• Exercise prompt
Please retype the data in full and exactly; the pictures are not part of the copy.

• Data
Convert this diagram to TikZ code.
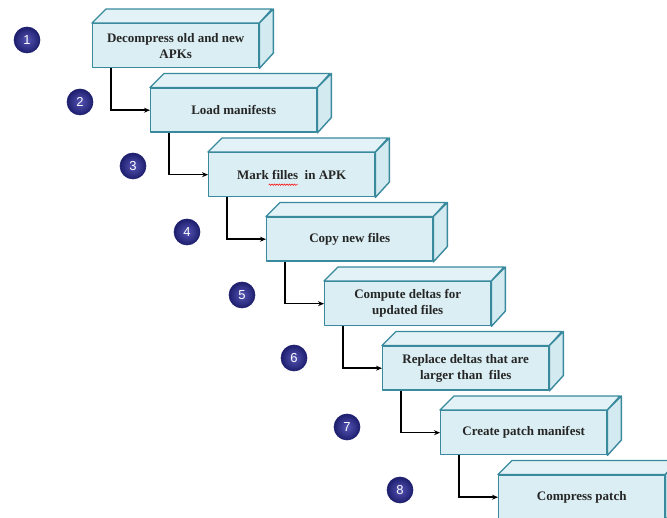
\documentclass[tikz,border=0pt]{standalone}
\usepackage{fontspec}
\setmainfont{Liberation Serif}
\setsansfont{Liberation Sans}
\usetikzlibrary{arrows.meta,calc,decorations.pathmorphing}
\definecolor{boxfill}{HTML}{DAEEF3}
\definecolor{topfill}{HTML}{E2F2F6}
\definecolor{sidefill}{HTML}{D3EAF0}
\definecolor{boxline}{HTML}{3A8A9E}
\definecolor{textc}{HTML}{262626}
\definecolor{ballin}{HTML}{5454B4}
\definecolor{ballout}{HTML}{1E1E6E}
\tikzset{
  face/.style={draw=boxline, line width=1.4pt, line join=round},
  frontbox/.style={face, fill=boxfill, minimum width=166pt, minimum height=44pt,
    inner sep=0pt, align=center, anchor=north west,
    font=\fontsize{13}{16}\selectfont\bfseries, text=textc},
  ball/.style={circle, minimum size=26pt, inner sep=0pt, draw=ballout, line width=0.6pt,
    inner color=ballin, outer color=ballout, text=white,
    font=\sffamily\fontsize{13}{13}\selectfont},
  link/.style={draw=black, line width=1.4pt, -{Stealth[length=6pt,width=5pt]}}
}
\begin{document}
\begin{tikzpicture}[x=1pt,y=-1pt]
\useasboundingbox (0,0) rectangle (667,518);
\node[frontbox] (b1) at (92,23) {Decompress old and new\\APKs};
\node[frontbox] (b2) at (150,87.5) {Load manifests};
\node[frontbox] (b3) at (208,152) {Mark filles\ \ in APK};
\node[frontbox] (b4) at (266,216.5) {Copy new files};
\node[frontbox] (b5) at (324,281) {Compute deltas for\\updated files};
\node[frontbox] (b6) at (382,345.5) {Replace deltas that are\\larger than\ \ files};
\node[frontbox] (b7) at (440,410) {Create patch manifest};
\node[frontbox] (b8) at (498,474.5) {Compress patch};
\foreach \b in {b1,b2,b3,b4,b5,b6,b7,b8}{
  \draw[face, fill=topfill] (\b.north west) -- ++(14,-14) -- ++(166,0) -- (\b.north east) -- cycle;
  \draw[face, fill=sidefill] (\b.north east) -- ++(14,-14) -- ++(0,44) -- (\b.south east) -- cycle;
}
\draw[red, line width=0.5pt, decorate, decoration={snake, segment length=2.5pt, amplitude=0.7pt}]
  ($(b3.center)+(-23,10)$) -- ($(b3.center)+(6,10)$);
\node[ball] (c1) at (27,40) {1};
\node[ball] (c2) at (80,102) {2};
\node[ball] (c3) at (133,166) {3};
\node[ball] (c4) at (187,232) {4};
\node[ball] (c5) at (242,295) {5};
\node[ball] (c6) at (294,358) {6};
\node[ball] (c7) at (347,427) {7};
\node[ball] (c8) at (400,490) {8};
\draw[link] ([xshift=19pt]b1.south west) |- (b2.west);
\draw[link] ([xshift=19pt]b2.south west) |- (b3.west);
\draw[link] ([xshift=19pt]b3.south west) |- (b4.west);
\draw[link] ([xshift=19pt]b4.south west) |- (b5.west);
\draw[link] ([xshift=19pt]b5.south west) |- (b6.west);
\draw[link] ([xshift=19pt]b6.south west) |- (b7.west);
\draw[link] ([xshift=19pt]b7.south west) |- (b8.west);
\end{tikzpicture}
\end{document}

• Result for this task
Convert this diagram to TikZ code.
\documentclass[tikz,border=0pt]{standalone}
\usepackage{fontspec}
\setmainfont{Liberation Serif}
\setsansfont{Liberation Sans}
\usetikzlibrary{arrows.meta,calc,decorations.pathmorphing}
\definecolor{boxfill}{HTML}{DAEEF3}
\definecolor{topfill}{HTML}{E2F2F6}
\definecolor{sidefill}{HTML}{D3EAF0}
\definecolor{boxline}{HTML}{3A8A9E}
\definecolor{textc}{HTML}{262626}
\definecolor{ballin}{HTML}{5454B4}
\definecolor{ballout}{HTML}{1E1E6E}
\tikzset{
  face/.style={draw=boxline, line width=1.4pt, line join=round},
  frontbox/.style={face, fill=boxfill, minimum width=166pt, minimum height=44pt,
    inner sep=0pt, align=center, anchor=north west,
    font=\fontsize{13}{16}\selectfont\bfseries, text=textc},
  ball/.style={circle, minimum size=26pt, inner sep=0pt, draw=ballout, line width=0.6pt,
    inner color=ballin, outer color=ballout, text=white,
    font=\sffamily\fontsize{13}{13}\selectfont},
  link/.style={draw=black, line width=1.4pt, -{Stealth[length=6pt,width=5pt]}}
}
\begin{document}
\begin{tikzpicture}[x=1pt,y=-1pt]
\useasboundingbox (0,0) rectangle (667,518);
\node[frontbox] (b1) at (92,23) {Decompress old and new\\APKs};
\node[frontbox] (b2) at (150,87.5) {Load manifests};
\node[frontbox] (b3) at (208,152) {Mark filles\ \ in APK};
\node[frontbox] (b4) at (266,216.5) {Copy new files};
\node[frontbox] (b5) at (324,281) {Compute deltas for\\updated files};
\node[frontbox] (b6) at (382,345.5) {Replace deltas that are\\larger than\ \ files};
\node[frontbox] (b7) at (440,410) {Create patch manifest};
\node[frontbox] (b8) at (498,474.5) {Compress patch};
\foreach \b in {b1,b2,b3,b4,b5,b6,b7,b8}{
  \draw[face, fill=topfill] (\b.north west) -- ++(14,-14) -- ++(166,0) -- (\b.north east) -- cycle;
  \draw[face, fill=sidefill] (\b.north east) -- ++(14,-14) -- ++(0,44) -- (\b.south east) -- cycle;
}
\draw[red, line width=0.5pt, decorate, decoration={snake, segment length=2.5pt, amplitude=0.7pt}]
  ($(b3.center)+(-23,10)$) -- ($(b3.center)+(6,10)$);
\node[ball] (c1) at (27,40) {1};
\node[ball] (c2) at (80,102) {2};
\node[ball] (c3) at (133,166) {3};
\node[ball] (c4) at (187,232) {4};
\node[ball] (c5) at (242,295) {5};
\node[ball] (c6) at (294,358) {6};
\node[ball] (c7) at (347,427) {7};
\node[ball] (c8) at (400,490) {8};
\draw[link] ([xshift=19pt]b1.south west) |- (b2.west);
\draw[link] ([xshift=19pt]b2.south west) |- (b3.west);
\draw[link] ([xshift=19pt]b3.south west) |- (b4.west);
\draw[link] ([xshift=19pt]b4.south west) |- (b5.west);
\draw[link] ([xshift=19pt]b5.south west) |- (b6.west);
\draw[link] ([xshift=19pt]b6.south west) |- (b7.west);
\draw[link] ([xshift=19pt]b7.south west) |- (b8.west);
\end{tikzpicture}
\end{document}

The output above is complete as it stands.